Saturday, November 5

Quote of the Day:  “If you do not find peace in yourself, you will never find it anywhere else.”   Paula A. Bendry

So I have been running this week.  I went Wednesday, Thursday and Friday and I would run as far as I could go and then walk and then start up again.  I love being with my friends out in the early morning dark and being able to run.  Going down stairs became difficult on Friday due to strained muscles but on Saturday, Joe and I went out walking in this very early and big snowstorm that we had.  

In early blogs, I wrote about these Cooper’s Hawks that we had in our backyard in the summer of 2010.  We had a male and female and then young hawks but they disappeared the day Taylor left on his mission-  August 18.  So when I was driving home the other day, I saw a huge hawk sitting on a light post on Wasatch Blvd.  I got a picture of it and thought it was probably a red tailed hawk but as Maggie and I researched on the internet, we discovered it was a Cooper’s Hawk.  So, who knows, maybe it was one of ours!

I watched the Dr. Oz show on breast cancer this week and I found the following information helpful.  He listed risk factors for breast cancer and all relate to exposure to estrogen.  Here is the test:  1)  Start menstruation before age 12  2) Obese  3) First child after 30  4) Bottle fed children rather than breast fed  5)  Went into menopause after 55 6) Received hormone treatment.   Some think that women are more at risk today since women are having less children- you don’t produce as much estrogen when you’re pregnant and breast-feeding- and women are having children later in life.  My sister, Lynne’s breast cancer was estrogen positive meaning that was made the tumor grow.  They give women with estrogen positive breast cancer a drug that suppresses estrogen production for 5 years after chemo and radiation.  

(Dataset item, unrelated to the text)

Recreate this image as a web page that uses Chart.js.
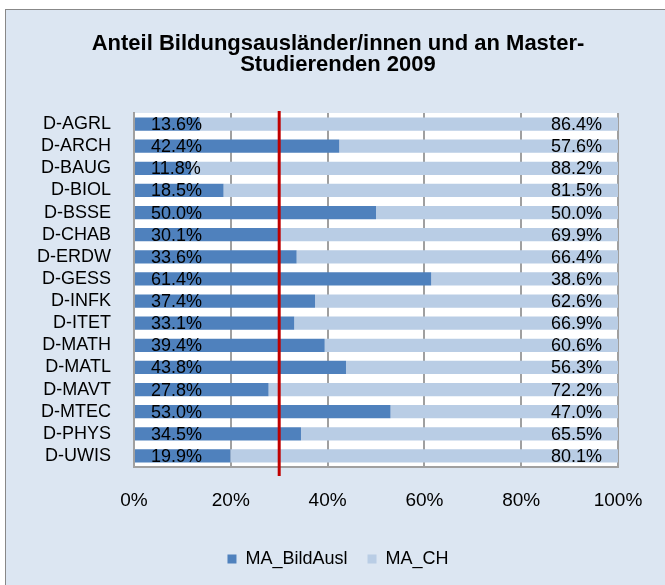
<!DOCTYPE html>
<html>
<head>
<meta charset="utf-8">
<script src="https://cdn.jsdelivr.net/npm/chart.js@4"></script>
<style>
  html, body { margin: 0; padding: 0; background: #fff; overflow: hidden; }
  #frame {
    position: absolute; left: 5px; top: 9px; width: 680px; height: 600px;
    background: #dce6f2; border: 1px solid #888;
  }
  #wrap { position: absolute; left: 0; top: 0; width: 676px; height: 585px; }
</style>
</head>
<body>
<div id="frame"></div>
<div id="wrap"><canvas id="myChart" width="676" height="585"></canvas></div>
<script>
const categories = ['D-AGRL', 'D-ARCH', 'D-BAUG', 'D-BIOL', 'D-BSSE', 'D-CHAB', 'D-ERDW', 'D-GESS',
    'D-INFK', 'D-ITET', 'D-MATH', 'D-MATL', 'D-MAVT', 'D-MTEC', 'D-PHYS', 'D-UWIS'];
const bildAusl = [13.6, 42.4, 11.8, 18.5, 50.0, 30.1, 33.6, 61.4, 37.4, 33.1, 39.4, 43.8, 27.8, 53.0, 34.5, 19.9];
const ch = [86.4, 57.6, 88.2, 81.5, 50.0, 69.9, 66.4, 38.6, 62.6, 66.9, 60.6, 56.3, 72.2, 47.0, 65.5, 80.1];
const xTicks = [0, 20, 40, 60, 80, 100];
const refLine = 30;

const font = '"Liberation Sans", Arial, sans-serif';

// white plot area on the blue frame
const plotBg = {
    id: 'plotBg',
    beforeDraw(chart) {
        const a = chart.chartArea, c = chart.ctx;
        c.save();
        c.fillStyle = '#ffffff';
        c.fillRect(a.left, a.top, a.right - a.left, a.bottom - a.top);
        c.restore();
    }
};

// percentage labels inside the bars
const barLabels = {
    id: 'barLabels',
    afterDatasetsDraw(chart) {
        const c = chart.ctx;
        c.save();
        c.font = '18px ' + font;
        c.fillStyle = '#000';
        c.textBaseline = 'middle';
        chart.data.datasets.forEach((ds, i) => {
            chart.getDatasetMeta(i).data.forEach((bar, j) => {
                const txt = ds.data[j].toFixed(1) + '%';
                if (i === 0) {
                    c.textAlign = 'left';
                    c.fillText(txt, bar.base + 16, bar.y + 1);
                } else {
                    c.textAlign = 'right';
                    c.fillText(txt, Math.min(bar.x, chart.chartArea.right) - 16, bar.y + 1);
                }
            });
        });
        c.restore();
    }
};

const redLine = {
    id: 'redLine',
    afterDatasetsDraw(chart) {
        const a = chart.chartArea, c = chart.ctx;
        const x = chart.scales.x.getPixelForValue(refLine);
        c.save();
        c.strokeStyle = '#c00000';
        c.lineWidth = 3;
        c.beginPath();
        c.moveTo(x, a.top - 2);
        c.lineTo(x, a.bottom + 9);
        c.stroke();
        c.restore();
    }
};

const ctx = document.getElementById('myChart').getContext('2d');
const chart = new Chart(ctx, {
    type: 'bar',
    data: {
        labels: categories,
        datasets: [{
            label: 'MA_BildAusl',
            data: bildAusl,
            backgroundColor: '#4f81bd',
            barPercentage: 0.6,
            categoryPercentage: 1
        }, {
            label: 'MA_CH',
            data: ch,
            backgroundColor: '#b9cde5',
            barPercentage: 0.6,
            categoryPercentage: 1
        }]
    },
    options: {
        indexAxis: 'y',
        responsive: false,
        animation: false,
        layout: { padding: { top: 10, left: 0, right: 0, bottom: 7 } },
        plugins: {
            title: {
                display: true,
                text: ['Anteil Bildungsausländer/innen und an Master-', 'Studierenden 2009'],
                color: '#000',
                font: { family: font, size: 22, weight: 'bold', lineHeight: '21px' },
                padding: { top: 23, bottom: 38 }
            },
            legend: {
                position: 'bottom',
                labels: {
                    color: '#000',
                    font: { family: font, size: 18 },
                    boxWidth: 9,
                    boxHeight: 9,
                    padding: 20
                }
            },
            tooltip: { enabled: false }
        },
        scales: {
            x: {
                stacked: true,
                min: 0,
                max: 100,
                afterBuildTicks(scale) {
                    scale.ticks = xTicks.map(v => ({ value: v }));
                },
                afterFit(scale) { scale.height = 63; },
                ticks: {
                    color: '#000',
                    font: { family: font, size: 19 },
                    padding: 22,
                    maxRotation: 0,
                    callback: v => v + '%'
                },
                grid: {
                    color: c => c.tick && c.tick.value === 0 ? 'rgba(0,0,0,0)' : '#a0a0a0',
                    lineWidth: 2,
                    drawTicks: false
                },
                border: { display: true, color: '#a0a0a0', width: 2 }
            },
            y: {
                stacked: true,
                afterFit(scale) { scale.width = 134; },
                ticks: {
                    color: '#000',
                    font: { family: font, size: 18 },
                    padding: 23,
                    autoSkip: false
                },
                grid: { display: false, drawTicks: false },
                border: { display: true, color: '#a0a0a0', width: 2 }
            },
            // empty right-hand margin so title and legend centre on the frame
            yRight: {
                type: 'category',
                position: 'right',
                afterFit(scale) { scale.width = 58; },
                ticks: { display: false },
                grid: { display: false, drawTicks: false },
                border: { display: false }
            }
        }
    },
    plugins: [plotBg, barLabels, redLine]
});
</script>
</body>
</html>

I only have 1 risk factor related to estrogen.  I started my period 4 months before my 12th birthday but as is common with the BRCA 1 gene, my tumor was not fueled by estrogen and is called triple-negative.   Here’s the scoop on triple-negative:  “Triple negative breast cancer is estrogen-negative, progesterone-negative and HER2-negative. Approximately 10 to 20 percent of all breast cancers are triple negative. People who are younger, African American, Hispanic, or who carry the BRCA1 gene mutation, which is a genetic marker that indicates high risk for developing breast cancer, are more likely to have triple negative breast cancer.

Triple negative breast cancer does not respond to hormonal therapy or other therapies that target HER-2. It is very understandable to feel concerned about treating this kind of cancer effectively to prevent it from returning. Researchers are currently investigating new medications and therapies to help treat this type of cancer.”

In the Dr. Oz show, they also talked about the denseness of the breast tissue.  They said that if you have dense breasts, it’s difficult to see some parts of the breast on a mammogram.  I have dense tissue and that’s most likely why my tumor didn’t show up on the mammogram.  It will however show up on an MRI.  Knowing what I know now, I would insist on an MRI.  So next time you get a mammogram, ask about the denseness of your tissue. 

I am so grateful that so much research is being done for breast cancer and I love that this might prevent other women from ever having breast cancer.

November 5th Snowstorm

Cooper’s Hawk on light above Wasatch Blvd.